The Post Office is losing $2 billion a month
The United States Postal Service (USPS) and their unions continue to raise an alarm about their dire financial situation. According to the USPS officials, they are losing around $2 billion per month amid the COVID-19 pandemic. A recent release said the financial situation is “threatening their ability to operate.”
While package deliveries are up, business mailings are down, which is how USPS makes most of its money.
“It is a dire situation,Mark Dimondstein, president of the American Postal Workers Union, said.
“The post office does not run on any tax dollars; it runs on the revenue generated by postage and postal products.”
Dimonstein says the postal service could run out of money by fall.

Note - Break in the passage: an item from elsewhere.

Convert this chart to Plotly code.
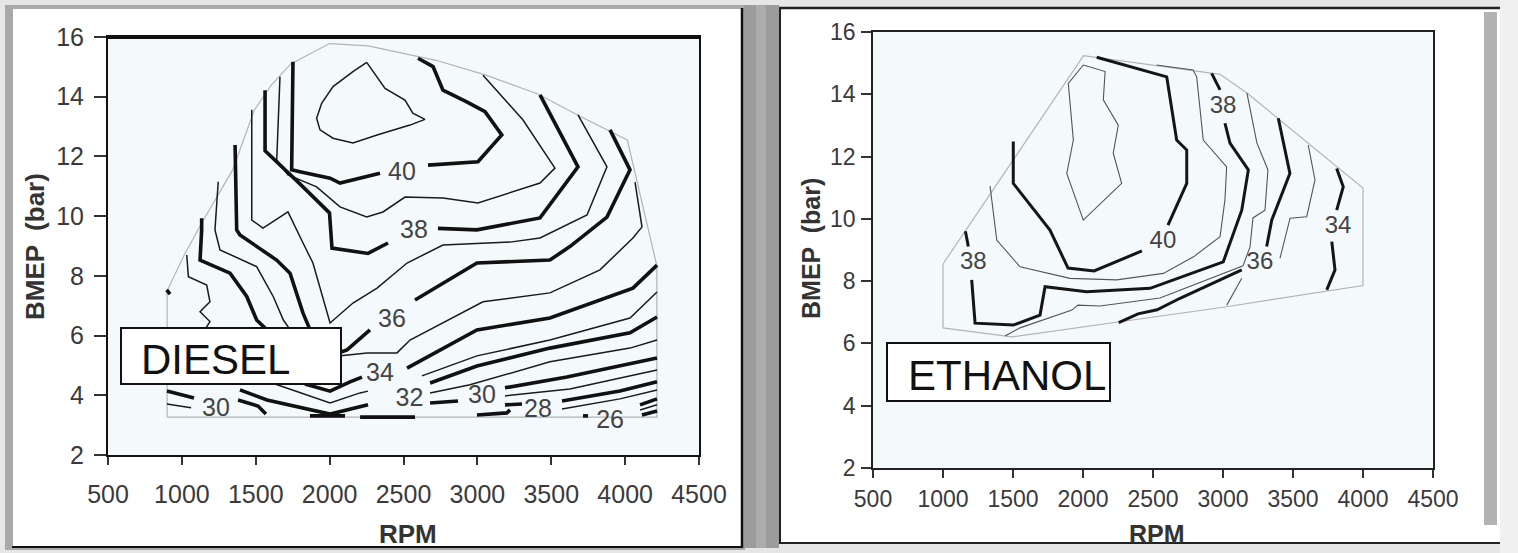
import plotly.graph_objects as go

W, H = 1518, 553
def px(x): return x / W
def py(y): return 1 - y / H

FONT = "Liberation Sans, Arial, sans-serif"

# ---------------- DIESEL (left) : contour polylines, (rpm, bmep) ----------------
diesel_envelope = [(900,3.27),(900,7.50),(1015,8.69),(1146,9.87),(1343,11.54),(1491,13.56),(1605,14.39),
                   (1737,15.10),(1999,15.78),(2261,15.70),(2720,15.22),(3048,14.74),(3409,14.09),(3704,13.32),
                   (4015,12.55),(4130,10.11),(4215,8.33),(4215,3.27),(900,3.27)]
d41 = [(2251,15.15),(2375,14.28),(2510,13.89),(2563,13.45),(2645,13.24),(2544,13.05),(2321,12.72),(2158,12.45),
       (2023,12.61),(1935,12.89),(1912,13.28),(1946,13.78),(2023,14.34),(2158,14.84),(2251,15.15)]
d40 = [(1752,15.17),(1743,11.55),(1799,11.49),(2003,11.27),(2070,11.11),(2341,11.44),None,
       (2666,11.71),(3004,11.82),(3165,12.72),(3052,13.50),(2928,13.83),(2767,14.22),(2700,15.01),(2598,15.29)]
d39 = [(1664,14.67),(1642,11.88),(1718,11.38),(1912,10.98),(2070,10.31),(2251,9.97),(2361,10.14),(2510,10.64),
       (2767,10.61),(3004,10.44),(3424,11.11),(3525,11.61),(3309,13.22),(3038,14.72)]
d38 = [(1563,14.22),(1563,12.19),(1799,11.08),(1999,10.11),(2016,8.93),(2260,8.75),(2395,9.10),None,
       (2733,9.59),(2997,9.54),(3424,9.94),(3681,11.65),(3424,14.06)]
d37 = [(1473,13.56),(1473,9.87),(1549,9.60),(1718,10.14),(1820,9.10),(1887,8.43),(2003,6.42),(2158,7.09),
       (2321,7.59),(2524,8.43),(2767,9.03),(3221,9.13),(3424,9.27),(3742,10.04),(3877,11.65),(3681,13.39)]
d36 = [(1360,12.38),(1371,9.54),(1393,9.37),(1641,8.53),(1732,8.09),(1820,6.75),(1867,6.20),None,
       (2077,5.45),(2118,5.52),(2273,6.19),None,
       (2578,7.19),(2997,8.43),(3491,8.53),(3626,8.98),(3877,9.97),(4033,11.55),(3898,12.89)]
d35 = [(1246,11.15),(1224,9.54),(1258,8.87),(1506,8.31),(1619,7.30),(1687,6.52),(1732,6.20),None,
       (2077,5.32),(2253,5.42),(2456,5.42),(2544,5.85),(3038,7.13),(3491,7.43),(3830,8.20),(4053,9.27),
       (4114,9.64),(4067,11.14)]
d34 = [(1134,9.93),(1134,9.54),(1123,8.53),(1326,8.09),(1439,7.31),(1506,6.52),(1574,6.20),None,
       (1833,4.38),(2003,4.14),(2138,4.45),(2219,4.61),None,
       (2524,4.91),(2997,6.19),(3491,6.59),(4053,7.59),(4216,8.36)]
d33 = [(1033,8.70),(1044,7.97),(1168,7.69),(1190,7.13),(1123,6.80),(1190,6.47),(1156,6.20),None,
       (1630,4.38),(2003,3.74),(2206,4.08),(2260,4.14),None,
       (2625,4.65),(2997,5.32),(3491,5.85),(4033,6.59),(4216,7.46)]
d32 = [(897,7.53),(920,7.39),None,(1393,4.18),(1576,3.84),(2003,3.37),(2260,3.68),None,
       (2680,4.41),(2997,4.98),(3491,5.58),(4033,6.09),(4216,6.62)]
d31 = [(899,3.71),(1062,3.58),None,(2680,4.08),(2950,4.35),(3491,5.12),(4033,5.58),(4216,5.85)]
d30 = [(899,4.14),(1082,3.91),None,(1380,3.84),(1515,3.64),(1569,3.37),None,
       (2680,3.74),(2869,3.81),None,(3187,4.25),(3606,4.61),(4216,5.25)]
d29 = [(3187,3.98),(3626,4.21),(4216,4.85)]
d28 = [(3187,3.68),(3302,3.71),None,(3573,3.81),(3965,4.14),(4216,4.45)]
d27 = [(3573,3.54),(3965,3.88),(4216,4.18)]
d26 = [(3715,3.31),(3749,3.31),None,(4101,3.68),(4216,3.88)]
d25 = [(4101,3.51),(4216,3.68)]
d24 = [(4114,3.34),(4216,3.47)]
d_bottom = [(1867,3.31),(2104,3.31),None,(2206,3.27),(2578,3.27),None,(2997,3.34),(3200,3.41),(3221,3.51)]

diesel_thick = [d40, d38, d36, d34, d32, d30, d28, d26, d24, d_bottom]
diesel_thin = [d41, d39, d37, d35, d33, d31, d29, d27, d25]

diesel_label_text = ["40", "38", "36", "34", "32", "30", "30", "28", "26"]
diesel_label_rpm = [2490, 2571, 2422, 2341, 2540, 1231, 3031, 3410, 3898]
diesel_label_bmep = [11.41, 9.47, 6.49, 4.70, 3.84, 3.51, 3.94, 3.47, 3.11]

# ---------------- ETHANOL (right) ----------------
ethanol_envelope = [(1000,8.55),(1000,6.50),(1493,6.21),(3014,7.17),(4000,7.86),(4000,10.99),(3171,14.04),
                    (2979,14.64),(2004,15.24),(1000,8.55)]
e41 = [(2002,14.94),(2158,14.73),(2145,13.82),(2252,13.01),(2216,12.11),(2276,11.14),(2002,9.96),(1884,11.46),
       (1931,12.53),(1895,14.35),(2002,14.94)]
e40 = [(1502,12.48),(1502,11.14),(1764,9.64),(1893,8.42),(2079,8.33),(2421,8.97),None,
       (2607,9.80),(2741,11.14),(2741,12.21),(2669,12.53),(2598,14.56),(2098,15.19)]
e39 = [(1336,11.05),(1384,9.32),(1550,8.46),(1907,8.09),(2241,8.04),(2574,8.25),(2789,8.78),(2979,9.43),
       (3014,10.61),(3026,11.67),(2859,12.53),(2812,14.56),(2786,14.78),(2526,14.94)]
e38 = [(1160,9.60),(1181,9.11),None,(1205,8.04),(1229,6.65),(1502,6.59),(1693,6.91),(1729,7.82),(2026,7.66),
       (2479,7.77),(3002,8.62),(3134,10.28),(3181,11.57),(3050,12.43),(3014,13.07),None,(2979,14.14),(2919,14.67)]
e37 = [(3171,14.04),(3242,12.44),(3321,11.57),(3300,10.28),(3214,10.03),(3193,9.10),(3143,8.49),(2550,7.46),
       (2121,7.20),(1964,7.23),(1921,7.07),(1550,6.50),(1443,6.24)]
e36 = [(2255,6.67),(2393,6.95),(2529,7.08),(2693,7.45),(3134,8.36),None,(3312,9.11),(3348,9.96),(3478,11.46),
       (3395,13.23)]
e35 = [(3609,12.37),(3657,11.25),(3598,10.07),(3479,10.02),(3407,8.73),None,(3134,8.09),(3027,7.23)]
e34 = [(3812,11.62),(3859,11.03),(3812,10.28),None,(3777,9.27),(3800,8.36),(3741,7.72)]

ethanol_thick = [e40, e38, e36, e34]
ethanol_thin = [e41, e39, e37, e35]

ethanol_label_text = ["38", "40", "38", "36", "34"]
ethanol_label_rpm = [1216, 2571, 3000, 3264, 3822]
ethanol_label_bmep = [8.58, 9.26, 13.59, 8.58, 9.74]

rpm_ticks = [500, 1000, 1500, 2000, 2500, 3000, 3500, 4000, 4500]
bmep_ticks = [2, 4, 6, 8, 10, 12, 14, 16]

# ---------------- figure ----------------
fig = go.Figure()

def add_line(pts, xa, ya, width, color):
    fig.add_trace(go.Scatter(
        x=[p[0] if p else None for p in pts],
        y=[p[1] if p else None for p in pts],
        mode="lines", line=dict(width=width, color=color),
        xaxis=xa, yaxis=ya, showlegend=False, hoverinfo="skip"))

add_line(diesel_envelope, "x", "y", 1.2, "#b4b4b4")
for c in diesel_thin:
    add_line(c, "x", "y", 1.5, "#1a1a1a")
for c in diesel_thick:
    add_line(c, "x", "y", 3.6, "#111111")
fig.add_trace(go.Scatter(x=diesel_label_rpm, y=diesel_label_bmep, text=diesel_label_text, mode="text",
                         textfont=dict(family=FONT, size=25, color="#444444"), xaxis="x", yaxis="y",
                         showlegend=False, hoverinfo="skip"))

add_line(ethanol_envelope, "x2", "y2", 1.2, "#b4b4b4")
for c in ethanol_thin:
    add_line(c, "x2", "y2", 1.1, "#555555")
for c in ethanol_thick:
    add_line(c, "x2", "y2", 3.0, "#151515")
fig.add_trace(go.Scatter(x=ethanol_label_rpm, y=ethanol_label_bmep, text=ethanol_label_text, mode="text",
                         textfont=dict(family=FONT, size=24, color="#444444"), xaxis="x2", yaxis="y2",
                         showlegend=False, hoverinfo="skip"))

def xax(domain, size, lw, lc, standoff):
    return dict(domain=domain, range=[500, 4500], tickvals=rpm_ticks, ticks="outside", ticklen=8,
                tickwidth=1.5, tickcolor="#333", showgrid=False, zeroline=False, showline=True,
                mirror=True, linewidth=lw, linecolor=lc, automargin=False, fixedrange=True,
                tickfont=dict(family=FONT, size=size, color="#3a3a3a"), ticklabelstandoff=standoff)

def yax(domain, size, lw, lc, ticklen, standoff):
    return dict(domain=domain, range=[2, 16], tickvals=bmep_ticks, ticks="outside", ticklen=ticklen,
                tickwidth=1.5, tickcolor="#333", showgrid=False, zeroline=False, showline=True,
                mirror=True, linewidth=lw, linecolor=lc, automargin=False, fixedrange=True,
                tickfont=dict(family=FONT, size=size, color="#3a3a3a"), ticklabelstandoff=standoff)

L_X = [px(108), px(699)]; L_Y = [py(455), py(37)]
R_X = [px(873), px(1433)]; R_Y = [py(468), py(32)]

shapes = []
def rect(x0, y0, x1, y1, fill, layer="below", line=None):
    d = dict(type="rect", xref="paper", yref="paper", x0=px(x0), x1=px(x1), y0=py(y1), y1=py(y0),
             fillcolor=fill, layer=layer, line=dict(width=0))
    if line:
        d["line"] = line
    shapes.append(d)

def hline(x0, x1, y, w, c, layer="below"):
    shapes.append(dict(type="line", xref="paper", yref="paper", x0=px(x0), x1=px(x1), y0=py(y), y1=py(y),
                       line=dict(width=w, color=c), layer=layer))

def vline(x, y0, y1, w, c, layer="below"):
    shapes.append(dict(type="line", xref="paper", yref="paper", x0=px(x), x1=px(x), y0=py(y0), y1=py(y1),
                       line=dict(width=w, color=c), layer=layer))

# page background pieces
rect(5, 5, 745, 550, "#a9a9a9")
rect(13, 9, 742, 547, "#ffffff")
vline(742, 8, 548, 2.5, "#111")
hline(12, 743, 547, 2, "#111")
rect(744, 5, 779, 548, "#9c9c9c")
rect(756, 5, 766, 548, "#acacac")
rect(779, 7, 1500, 544, "#ffffff")
hline(779, 1500, 8, 2.5, "#222")
vline(780, 7, 544, 2, "#222")
hline(779, 1500, 543, 2, "#222")
rect(1484, 12, 1497, 525, "#b3b3b3")
rect(1500, 0, 1518, 553, "#f0f0f0")

# plot area backgrounds
for xr, yr in (("x", "y"), ("x2", "y2")):
    shapes.append(dict(type="rect", xref=f"{xr} domain", yref=f"{yr} domain", x0=0, x1=1, y0=0, y1=1,
                       fillcolor="#f4fafc", line=dict(width=0), layer="below"))
# thick top frame of left plot
shapes.append(dict(type="line", xref="x domain", yref="y domain", x0=0, x1=1, y0=1, y1=1,
                   line=dict(width=4, color="#111"), layer="above"))

# label boxes
rect(121, 328, 341, 384, "#ffffff", layer="above", line=dict(width=2, color="#111"))
rect(887, 343, 1110, 401, "#ffffff", layer="above", line=dict(width=2, color="#111"))

def ann(text, x, y, size, angle=0, xanchor="center", color="#333"):
    return dict(text=text, x=px(x), y=py(y), xref="paper", yref="paper", xanchor=xanchor, yanchor="middle",
                textangle=angle, showarrow=False, font=dict(family=FONT, size=size, color=color))

annotations = [
    ann("DIESEL", 139, 359, 42, xanchor="left", color="#111"),
    ann("ETHANOL", 906, 375, 42, xanchor="left", color="#111"),
    ann("<b>BMEP  (bar)</b>", 35, 247, 26, angle=-90),
    ann("<b>RPM</b>", 408, 534, 26),
    ann("<b>BMEP  (bar)</b>", 811, 248, 25, angle=-90),
    ann("<b>RPM</b>", 1157, 534, 25),
]

fig.update_layout(
    template="none",
    width=W, height=H, margin=dict(l=0, r=0, t=0, b=0, pad=0),
    paper_bgcolor="#e6e6e6", plot_bgcolor="rgba(0,0,0,0)",
    xaxis=dict(xax(L_X, 25, 2, "#111", 8), anchor="y"),
    yaxis=dict(yax(L_Y, 25, 2, "#111", 12, 5), anchor="x"),
    xaxis2=dict(xax(R_X, 23, 1.8, "#222", 1), anchor="y2"),
    yaxis2=dict(yax(R_Y, 23, 1.8, "#222", 10, 1), anchor="x2"),
    shapes=shapes, annotations=annotations, showlegend=False,
)

fig.write_html("out.html")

USPS has asked Congress for a $75 billion bailout. While a $25 billion funding package has passed the House, it has so far not passed the US Senate.
The American Postal Workers Union has launched a rare television advertisement asking Americans to call Congress.
A skeptical president
There is bipartisan support in Congress to help the USPS; however, the White House has been critical, so far, of any bailout unless USPS changes its pricing model.
“The post office is a joke,” President Donald Trump said in the Oval Office recently.
Many conservatives have argued for years the need to phase out the postal service, arguing it loses too much money.
What will this mean for you?
If USPS closes or is forced to alter its mission or prices, what would be the impact?
Well, FedEx or UPS would likely fill the void. But there would be an impact on shipping costs.
“Rates would certainly go up,” Dimondstein explained. “People could charge whatever they want. The public postal service is the low-cost anchor.”
For instance, a 9-inch box weighing 2 lbs would cost around $8 to ship from Tampa to Cleveland. It would cost around $12 with UPS or FedEx.
Amazon prices could also be impacted, because USPS handles around a third of their deliveries.
By Joe St. George
Joe St. George is the National Political Editor and Washington Correspondent for Scripps Television.